Written exercise: Copy every line of the data in which the word "React" occurs.

Data extract:
## Start

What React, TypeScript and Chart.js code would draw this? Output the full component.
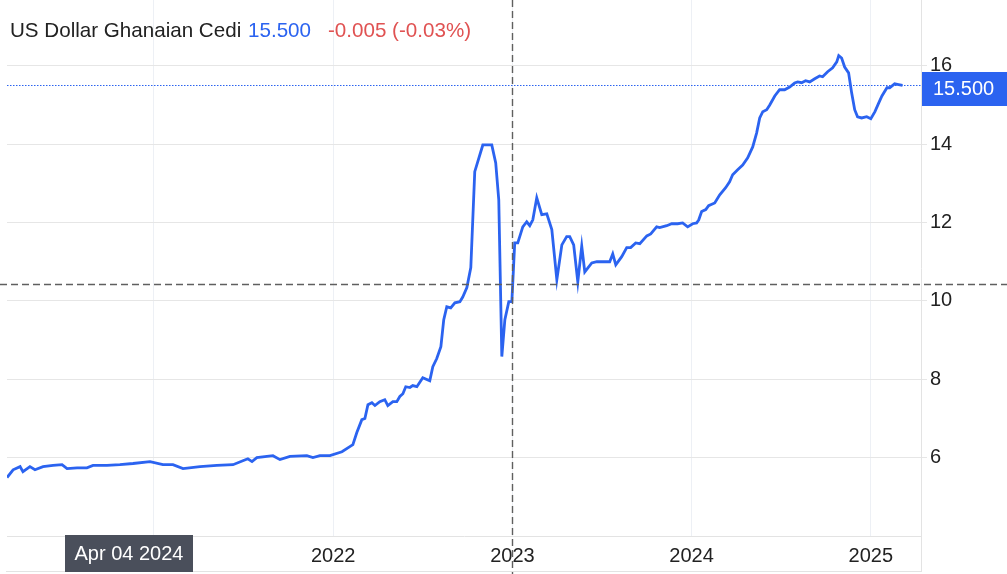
import React, { useEffect, useRef } from "react";
import { Chart, registerables } from "chart.js";

Chart.register(...registerables);

// ---- Data (decimal year, USD/GHS rate) ----
const dates: number[] = [
  2020.18, 2020.214, 2020.253, 2020.269, 2020.308, 2020.336, 2020.381, 2020.437, 2020.487, 2020.515,
  2020.571, 2020.626, 2020.66, 2020.738, 2020.81, 2020.883, 2020.978, 2021.05, 2021.106, 2021.162,
  2021.257, 2021.351, 2021.441, 2021.496, 2021.524, 2021.547, 2021.574, 2021.63, 2021.664, 2021.703,
  2021.759, 2021.853, 2021.887, 2021.926, 2021.982, 2022.049, 2022.093, 2022.11, 2022.132, 2022.16,
  2022.177, 2022.194, 2022.216, 2022.233, 2022.26, 2022.288, 2022.305, 2022.333, 2022.355, 2022.372,
  2022.389, 2022.405, 2022.428, 2022.444, 2022.467, 2022.5, 2022.539, 2022.556, 2022.578, 2022.601,
  2022.617, 2022.634, 2022.656, 2022.679, 2022.707, 2022.723, 2022.746, 2022.768, 2022.79, 2022.835,
  2022.857, 2022.885, 2022.907, 2022.924, 2022.941, 2022.958, 2022.98, 2022.997, 2023.013, 2023.03,
  2023.058, 2023.08, 2023.097, 2023.114, 2023.136, 2023.164, 2023.192, 2023.22, 2023.248, 2023.276,
  2023.303, 2023.32, 2023.342, 2023.365, 2023.387, 2023.404, 2023.443, 2023.471, 2023.526, 2023.543,
  2023.56, 2023.577, 2023.61, 2023.638, 2023.66, 2023.688, 2023.711, 2023.75, 2023.772, 2023.805,
  2023.822, 2023.861, 2023.889, 2023.922, 2023.95, 2023.978, 2024.006, 2024.028, 2024.04, 2024.056,
  2024.079, 2024.095, 2024.129, 2024.157, 2024.19, 2024.212, 2024.229, 2024.257, 2024.285, 2024.313,
  2024.341, 2024.363, 2024.38, 2024.397, 2024.419, 2024.436, 2024.464, 2024.491, 2024.519, 2024.547,
  2024.575, 2024.592, 2024.614, 2024.636, 2024.659, 2024.687, 2024.714, 2024.731, 2024.759, 2024.787,
  2024.81, 2024.821, 2024.837, 2024.854, 2024.876, 2024.893, 2024.91, 2024.926, 2024.949, 2024.977,
  2025.0, 2025.023, 2025.045, 2025.062, 2025.09, 2025.105, 2025.133, 2025.155, 2025.177,
];

const rates: number[] = [
  5.49, 5.69, 5.77, 5.64, 5.77, 5.69, 5.77, 5.8, 5.82, 5.72,
  5.74, 5.74, 5.8, 5.8, 5.82, 5.85, 5.9, 5.82, 5.82, 5.72,
  5.77, 5.8, 5.82, 5.92, 5.97, 5.9, 6.0, 6.03, 6.05, 5.95,
  6.03, 6.05, 6.0, 6.05, 6.05, 6.15, 6.28, 6.33, 6.64, 6.97,
  7.0, 7.35, 7.4, 7.33, 7.43, 7.48, 7.33, 7.43, 7.43, 7.56,
  7.63, 7.81, 7.79, 7.84, 7.81, 8.04, 7.96, 8.32, 8.53, 8.83,
  9.52, 9.85, 9.82, 9.95, 9.98, 10.1, 10.34, 10.85, 13.3, 13.98,
  13.98, 13.98, 13.52, 12.58, 8.58, 9.52, 9.98, 9.98, 11.48, 11.48,
  11.89, 12.02, 11.92, 12.07, 12.63, 12.2, 12.22, 11.82, 10.54, 11.43,
  11.64, 11.64, 11.43, 10.49, 11.4, 10.74, 10.97, 11.0, 11.0, 11.0,
  11.2, 10.92, 11.13, 11.36, 11.36, 11.48, 11.46, 11.66, 11.71, 11.89,
  11.87, 11.92, 11.97, 11.97, 11.99, 11.89, 11.97, 11.99, 12.07, 12.28,
  12.33, 12.43, 12.5, 12.71, 12.89, 13.04, 13.22, 13.35, 13.47, 13.65,
  13.93, 14.29, 14.67, 14.83, 14.88, 15.0, 15.23, 15.39, 15.39, 15.46,
  15.56, 15.59, 15.57, 15.62, 15.59, 15.67, 15.74, 15.72, 15.85, 15.95,
  16.1, 16.26, 16.2, 15.97, 15.82, 15.31, 14.88, 14.7, 14.67, 14.7,
  14.65, 14.83, 15.06, 15.23, 15.44, 15.44, 15.54, 15.52, 15.5,
];

const yearTicks: number[] = [2021, 2022, 2023, 2024, 2025];
const rateTicks: number[] = [6, 8, 10, 12, 14, 16];

const SERIES_NAME = "US Dollar Ghanaian Cedi";
const LAST_VALUE = 15.5;
const LAST_LABEL = "15.500";
const CHANGE_LABEL = "-0.005 (-0.03%)";
const HOVER_DATE_LABEL = "Apr 04 2024";
const CROSS_X = 2023.0;
const CROSS_Y = 10.43;

const X_MIN = 2020.18;
const X_MAX = 2025.28;
const Y_MIN = 4;
const Y_MAX = 17.68;

const W = 1007;
const H = 574;
const FONT = "'Liberation Sans', Arial, sans-serif";
const BLUE = "#2b63f0";
const RED = "#e05252";
const TEXT = "#222222";

const overlayPlugin = {
  id: "overlay",
  afterDatasetsDraw(chart: any) {
    const { ctx, chartArea, scales } = chart;
    const ys = scales.y;
    const xs = scales.x;
    ctx.save();
    // dotted last-value line
    const yLast = Math.round(ys.getPixelForValue(LAST_VALUE)) + 0.5;
    ctx.strokeStyle = BLUE;
    ctx.lineWidth = 1;
    ctx.setLineDash([1.5, 1.5]);
    ctx.beginPath();
    ctx.moveTo(chartArea.left, yLast);
    ctx.lineTo(chartArea.right, yLast);
    ctx.stroke();
    // crosshair
    ctx.strokeStyle = "#5f5f5f";
    ctx.lineWidth = 1.4;
    ctx.setLineDash([7, 4]);
    const cx = Math.round(xs.getPixelForValue(CROSS_X)) + 0.5;
    const cy = Math.round(ys.getPixelForValue(CROSS_Y)) + 0.5;
    ctx.beginPath();
    ctx.moveTo(cx, 0);
    ctx.lineTo(cx, H);
    ctx.stroke();
    ctx.beginPath();
    ctx.moveTo(0, cy);
    ctx.lineTo(W, cy);
    ctx.stroke();
    ctx.restore();
  },
  afterDraw(chart: any) {
    const { ctx, chartArea, scales } = chart;
    const ys = scales.y;
    ctx.save();
    // frame lines
    ctx.strokeStyle = "#e3e3e3";
    ctx.lineWidth = 1;
    ctx.beginPath();
    ctx.moveTo(chartArea.right + 0.5, chartArea.bottom);
    ctx.lineTo(chartArea.right + 0.5, 572);
    ctx.moveTo(chartArea.left - 1, 571.5);
    ctx.lineTo(chartArea.right + 1, 571.5);
    ctx.stroke();

    // last value box
    const yLast = ys.getPixelForValue(LAST_VALUE);
    const boxTop = Math.round(yLast - 13);
    ctx.fillStyle = BLUE;
    ctx.fillRect(chartArea.right + 1, boxTop, W - chartArea.right - 1, 34);
    ctx.fillStyle = "#ffffff";
    ctx.font = `20px ${FONT}`;
    ctx.textBaseline = "middle";
    ctx.textAlign = "left";
    ctx.fillText(LAST_LABEL, 933, boxTop + 17);

    // hovered date box
    ctx.fillStyle = "#4a4f5b";
    ctx.fillRect(65, 535, 128, 37);
    ctx.fillStyle = "#ffffff";
    ctx.textAlign = "center";
    ctx.fillText(HOVER_DATE_LABEL, 129, 554);

    // title
    ctx.font = `20.6px ${FONT}`;
    ctx.textAlign = "left";
    ctx.textBaseline = "alphabetic";
    ctx.fillStyle = TEXT;
    ctx.fillText(SERIES_NAME, 10, 37);
    ctx.fillStyle = BLUE;
    ctx.fillText(LAST_LABEL, 248, 37);
    ctx.fillStyle = RED;
    ctx.fillText(CHANGE_LABEL, 328, 37);
    ctx.restore();
  },
};

export default function App() {
  const ref = useRef<HTMLCanvasElement | null>(null);

  useEffect(() => {
    document.body.style.margin = "0";
    const canvas = ref.current;
    if (!canvas) return;
    const chart = new Chart(canvas, {
      type: "line",
      data: {
        datasets: [
          {
            data: dates.map((d, i) => ({ x: d, y: rates[i] })),
            borderColor: BLUE,
            borderWidth: 2.8,
            pointRadius: 0,
            tension: 0,
            fill: false,
          },
        ],
      },
      options: {
        animation: false,
        responsive: false,
        maintainAspectRatio: false,
        devicePixelRatio: 1,
        layout: { padding: { left: 7, top: 0, right: 0, bottom: 0 } },
        plugins: {
          legend: { display: false },
          tooltip: { enabled: false },
          title: { display: false },
        },
        scales: {
          x: {
            type: "linear",
            min: X_MIN,
            max: X_MAX,
            afterBuildTicks: (s: any) => {
              s.ticks = yearTicks.map((v) => ({ value: v }));
            },
            afterFit: (s: any) => {
              s.height = 38;
              s.paddingLeft = 0;
              s.paddingRight = 0;
            },
            grid: { color: "#edf0f5", lineWidth: 1, drawTicks: false },
            border: { display: true, color: "#e3e3e3" },
            ticks: {
              padding: 8,
              autoSkip: false,
              maxRotation: 0,
              color: TEXT,
              font: { family: FONT, size: 20 },
              callback: (v: any) => String(v),
            },
          },
          y: {
            position: "right",
            min: Y_MIN,
            max: Y_MAX,
            afterBuildTicks: (s: any) => {
              s.ticks = rateTicks.map((v) => ({ value: v }));
            },
            afterFit: (s: any) => {
              s.width = 86;
              s.paddingTop = 0;
              s.paddingBottom = 0;
            },
            grid: { color: "#e6e6e6", lineWidth: 1, drawTicks: true, tickLength: 6 },
            border: { display: true, color: "#e3e3e3" },
            ticks: {
              padding: 3,
              color: TEXT,
              font: { family: FONT, size: 20 },
              callback: (v: any) => String(v),
            },
          },
        },
      },
      plugins: [overlayPlugin],
    });
    return () => chart.destroy();
  }, []);

  return (
    <div style={{ position: "fixed", left: 0, top: 0, width: W, height: H, background: "#ffffff" }}>
      <canvas ref={ref} width={W} height={H} style={{ width: W, height: H, display: "block" }} />
    </div>
  );
}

## End

Answer to the problem:
What React, TypeScript and Chart.js code would draw this? Output the full component.
import React, { useEffect, useRef } from "react";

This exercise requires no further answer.